**TASK GOAL**
From the first line of the listing below to the line with "import matplotlib.patches as patches", print each line exactly, and nothing more. Leave out the pictures.

**GIVEN MATERIAL**
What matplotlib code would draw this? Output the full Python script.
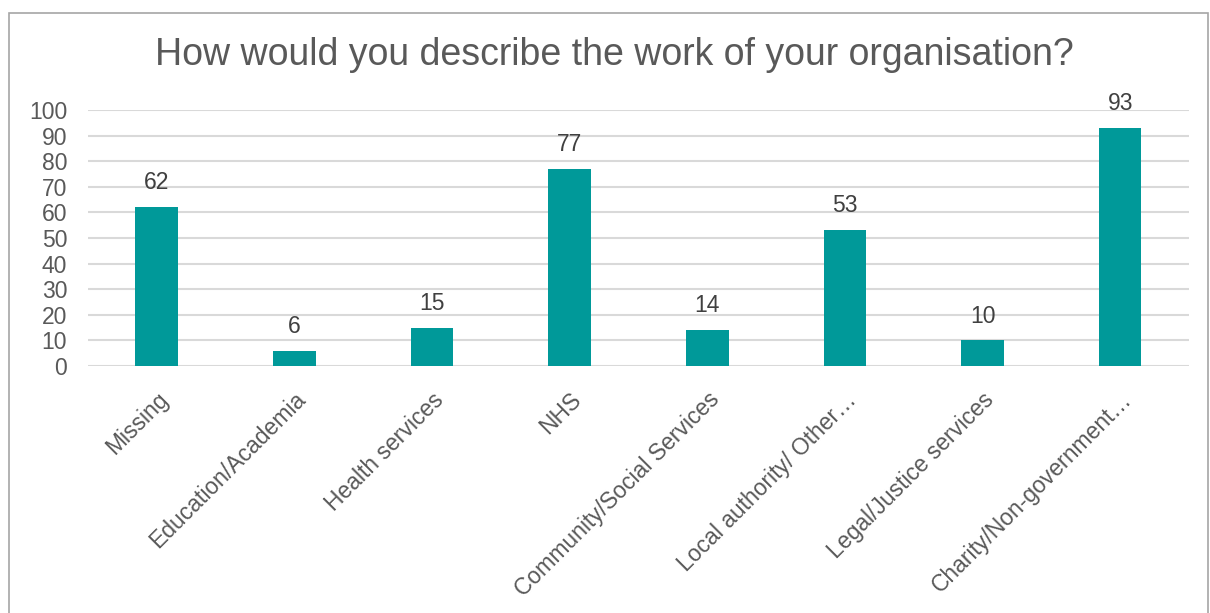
import matplotlib.pyplot as plt
import matplotlib.patches as patches

categories = ["Missing", "Education/Academia", "Health services", "NHS",
              "Community/Social Services", "Local authority/ Other\u2026",
              "Legal/Justice services", "Charity/Non-government\u2026"]
counts = [62, 6, 15, 77, 14, 53, 10, 93]
y_ticks = list(range(0, 101, 10))

plt.rcParams["font.family"] = ["Liberation Sans", "DejaVu Sans"]

fig = plt.figure(figsize=(12.1, 6.13), dpi=100)
ax = fig.add_axes([0.0727, 0.403, 0.9099, 0.4176])

x = range(len(categories))
bars = ax.bar(x, counts, width=0.31, color="#009999", zorder=3)
for xi, v in zip(x, counts):
    ax.text(xi, v + 5, str(v), ha="center", va="bottom", fontsize=16.5, color="#404040")

ax.set_xlim(-0.5, len(categories) - 0.5)
ax.set_ylim(0, 100)
ax.set_yticks(y_ticks)
ax.grid(axis="y", color="#d9d9d9", linewidth=1.5, zorder=0)
for s in ax.spines.values():
    s.set_visible(False)
ax.tick_params(axis="both", length=0, labelsize=16.5, labelcolor="#595959")
ax.tick_params(axis="y", pad=15)
ax.set_xticks(list(x))
ax.set_xticklabels(categories, rotation=45, ha="right", rotation_mode="anchor")
ax.tick_params(axis="x", pad=16)

fig.text(0.508, 0.91, "How would you describe the work of your organisation?",
         ha="center", va="center", fontsize=27, color="#595959")

# chart border
fig.patches.append(patches.Rectangle((9 / 1210, -0.05), 1199 / 1210, 1 - 13 / 613 + 0.05,
                                     transform=fig.transFigure, fill=False,
                                     edgecolor="#a6a6a6", linewidth=1.2))

fig.savefig("out.png", dpi=100)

**RESULT FOR THIS EXERCISE**
What matplotlib code would draw this? Output the full Python script.
import matplotlib.pyplot as plt
import matplotlib.patches as patches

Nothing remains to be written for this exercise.